**Source material**

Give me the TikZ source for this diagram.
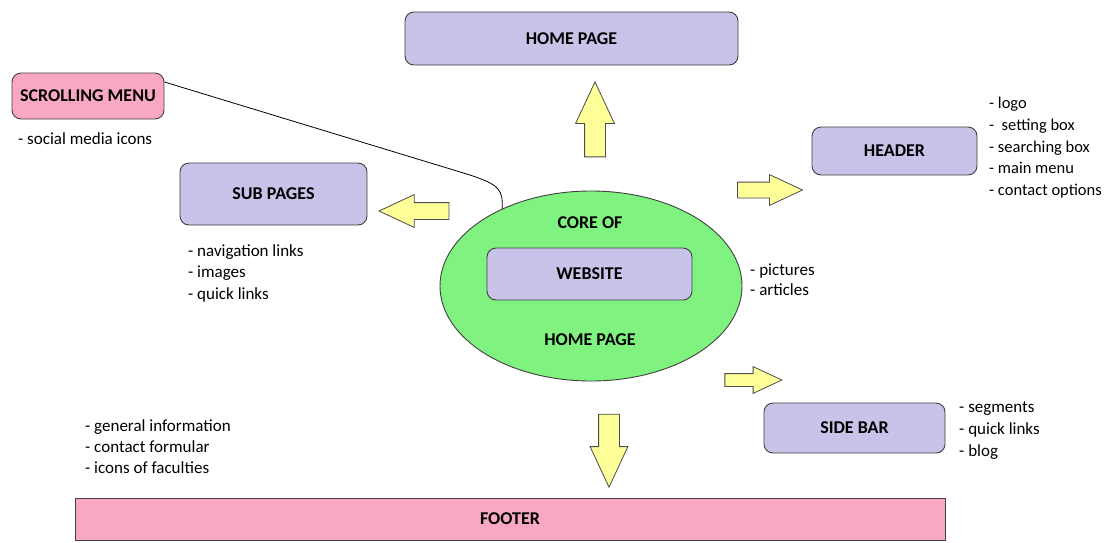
\documentclass[tikz,border=0pt]{standalone}
\usepackage{fontspec}
\setmainfont{Carlito}
\usetikzlibrary{shapes.geometric,shapes.arrows}
\definecolor{boxlav}{RGB}{200,195,232}
\definecolor{pagepink}{RGB}{249,168,196}
\definecolor{coregreen}{RGB}{128,242,128}
\definecolor{arrowyellow}{RGB}{255,255,153}
\begin{document}
\begin{tikzpicture}[x=1pt,y=-1pt,
    pagebox/.style={draw=black!75,line width=0.9pt,fill=boxlav,rounded corners=9pt,
      inner sep=0pt,font=\bfseries\fontsize{18}{20}\selectfont},
    boldtext/.style={inner sep=0pt,font=\bfseries\fontsize{18}{20}\selectfont},
    listtext/.style={align=left,inner sep=0pt,anchor=north west,
      font=\fontsize{17}{21.5}\selectfont},
    yarrow/.style={single arrow,draw=black!70,line width=0.8pt,fill=arrowyellow,
      inner xsep=0pt,single arrow tip angle=50}]
  \path[fill=white,use as bounding box] (0,0) rectangle (1108,542);

  % pages round the core
  \node[pagebox,minimum width=333pt,minimum height=53pt] (home) at (571.5,38.5) {HOME PAGE};
  \node[pagebox,fill=pagepink,minimum width=152pt,minimum height=46pt] (scroll) at (88,96) {SCROLLING MENU};
  \node[pagebox,minimum width=187pt,minimum height=62pt] (sub) at (273.5,194) {SUB PAGES};
  \node[pagebox,minimum width=165pt,minimum height=48pt] (header) at (894.5,151) {HEADER};
  \node[pagebox,minimum width=181pt,minimum height=50pt] (side) at (854.5,428) {SIDE BAR};
  \node[pagebox,fill=pagepink,rounded corners=0pt,line width=1pt,
    minimum width=870pt,minimum height=42pt] (footer) at (510,519) {FOOTER};

  % core of the website
  \node[ellipse,draw=black!75,line width=0.9pt,fill=coregreen,inner sep=0pt,
    minimum width=302pt,minimum height=190pt] (core) at (591,286) {};
  \node[boldtext] (coreof) at (590,223) {CORE OF};
  \node[pagebox,minimum width=205pt,minimum height=52pt] (website) at (589.5,274) {WEBSITE};
  \node[boldtext] (corehome) at (590,340) {HOME PAGE};

  % block arrows
  \node[yarrow,rotate=90,minimum height=75pt,inner ysep=10pt,single arrow head extend=9pt] (uparrow) at (595,130.5) {};
  \node[yarrow,rotate=180,minimum height=70pt,inner ysep=8pt,single arrow head extend=8pt] (subarrow) at (423,211) {};
  \node[yarrow,minimum height=65pt,inner ysep=7.5pt,single arrow head extend=7.5pt] (headarrow) at (761.5,190) {};
  \node[yarrow,minimum height=57pt,inner ysep=6pt,single arrow head extend=7pt] (sidearrow) at (746.5,380) {};
  \node[yarrow,rotate=-90,minimum height=73pt,inner ysep=10pt,single arrow head extend=8.5pt] (downarrow) at (609,439.5) {};

  % lists
  \node[listtext] (scrolllist) at (18,132) {- social media icons};
  \node[listtext] (sublist) at (188,244) {- navigation links\\- images\\- quick links};
  \node[listtext,font=\fontsize{16.5}{21.7}\selectfont] (headlist) at (989,97)
    {- logo\\-\ \ setting box\\- searching box\\- main menu\\- contact options};
  \node[listtext,font=\fontsize{17}{20}\selectfont] (corelist) at (750,264) {- pictures\\- articles};
  \node[listtext,font=\fontsize{17}{22}\selectfont] (sidelist) at (959,402) {- segments\\- quick links\\- blog};
  \node[listtext,font=\fontsize{17}{21}\selectfont] (footlist) at (85,419)
    {- general information\\- contact formular\\- icons of faculties};

  % line from the scrolling menu
  \draw[line width=0.8pt] ([yshift=14pt]scroll.east) -- (470,175)
    .. controls (500,185) and (503,190) .. (core.139);
\end{tikzpicture}
\end{document}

**Given problem**
Transcribe the full listing above exactly, with the images removed.

**Result**
Give me the TikZ source for this diagram.
\documentclass[tikz,border=0pt]{standalone}
\usepackage{fontspec}
\setmainfont{Carlito}
\usetikzlibrary{shapes.geometric,shapes.arrows}
\definecolor{boxlav}{RGB}{200,195,232}
\definecolor{pagepink}{RGB}{249,168,196}
\definecolor{coregreen}{RGB}{128,242,128}
\definecolor{arrowyellow}{RGB}{255,255,153}
\begin{document}
\begin{tikzpicture}[x=1pt,y=-1pt,
    pagebox/.style={draw=black!75,line width=0.9pt,fill=boxlav,rounded corners=9pt,
      inner sep=0pt,font=\bfseries\fontsize{18}{20}\selectfont},
    boldtext/.style={inner sep=0pt,font=\bfseries\fontsize{18}{20}\selectfont},
    listtext/.style={align=left,inner sep=0pt,anchor=north west,
      font=\fontsize{17}{21.5}\selectfont},
    yarrow/.style={single arrow,draw=black!70,line width=0.8pt,fill=arrowyellow,
      inner xsep=0pt,single arrow tip angle=50}]
  \path[fill=white,use as bounding box] (0,0) rectangle (1108,542);

  % pages round the core
  \node[pagebox,minimum width=333pt,minimum height=53pt] (home) at (571.5,38.5) {HOME PAGE};
  \node[pagebox,fill=pagepink,minimum width=152pt,minimum height=46pt] (scroll) at (88,96) {SCROLLING MENU};
  \node[pagebox,minimum width=187pt,minimum height=62pt] (sub) at (273.5,194) {SUB PAGES};
  \node[pagebox,minimum width=165pt,minimum height=48pt] (header) at (894.5,151) {HEADER};
  \node[pagebox,minimum width=181pt,minimum height=50pt] (side) at (854.5,428) {SIDE BAR};
  \node[pagebox,fill=pagepink,rounded corners=0pt,line width=1pt,
    minimum width=870pt,minimum height=42pt] (footer) at (510,519) {FOOTER};

  % core of the website
  \node[ellipse,draw=black!75,line width=0.9pt,fill=coregreen,inner sep=0pt,
    minimum width=302pt,minimum height=190pt] (core) at (591,286) {};
  \node[boldtext] (coreof) at (590,223) {CORE OF};
  \node[pagebox,minimum width=205pt,minimum height=52pt] (website) at (589.5,274) {WEBSITE};
  \node[boldtext] (corehome) at (590,340) {HOME PAGE};

  % block arrows
  \node[yarrow,rotate=90,minimum height=75pt,inner ysep=10pt,single arrow head extend=9pt] (uparrow) at (595,130.5) {};
  \node[yarrow,rotate=180,minimum height=70pt,inner ysep=8pt,single arrow head extend=8pt] (subarrow) at (423,211) {};
  \node[yarrow,minimum height=65pt,inner ysep=7.5pt,single arrow head extend=7.5pt] (headarrow) at (761.5,190) {};
  \node[yarrow,minimum height=57pt,inner ysep=6pt,single arrow head extend=7pt] (sidearrow) at (746.5,380) {};
  \node[yarrow,rotate=-90,minimum height=73pt,inner ysep=10pt,single arrow head extend=8.5pt] (downarrow) at (609,439.5) {};

  % lists
  \node[listtext] (scrolllist) at (18,132) {- social media icons};
  \node[listtext] (sublist) at (188,244) {- navigation links\\- images\\- quick links};
  \node[listtext,font=\fontsize{16.5}{21.7}\selectfont] (headlist) at (989,97)
    {- logo\\-\ \ setting box\\- searching box\\- main menu\\- contact options};
  \node[listtext,font=\fontsize{17}{20}\selectfont] (corelist) at (750,264) {- pictures\\- articles};
  \node[listtext,font=\fontsize{17}{22}\selectfont] (sidelist) at (959,402) {- segments\\- quick links\\- blog};
  \node[listtext,font=\fontsize{17}{21}\selectfont] (footlist) at (85,419)
    {- general information\\- contact formular\\- icons of faculties};

  % line from the scrolling menu
  \draw[line width=0.8pt] ([yshift=14pt]scroll.east) -- (470,175)
    .. controls (500,185) and (503,190) .. (core.139);
\end{tikzpicture}
\end{document}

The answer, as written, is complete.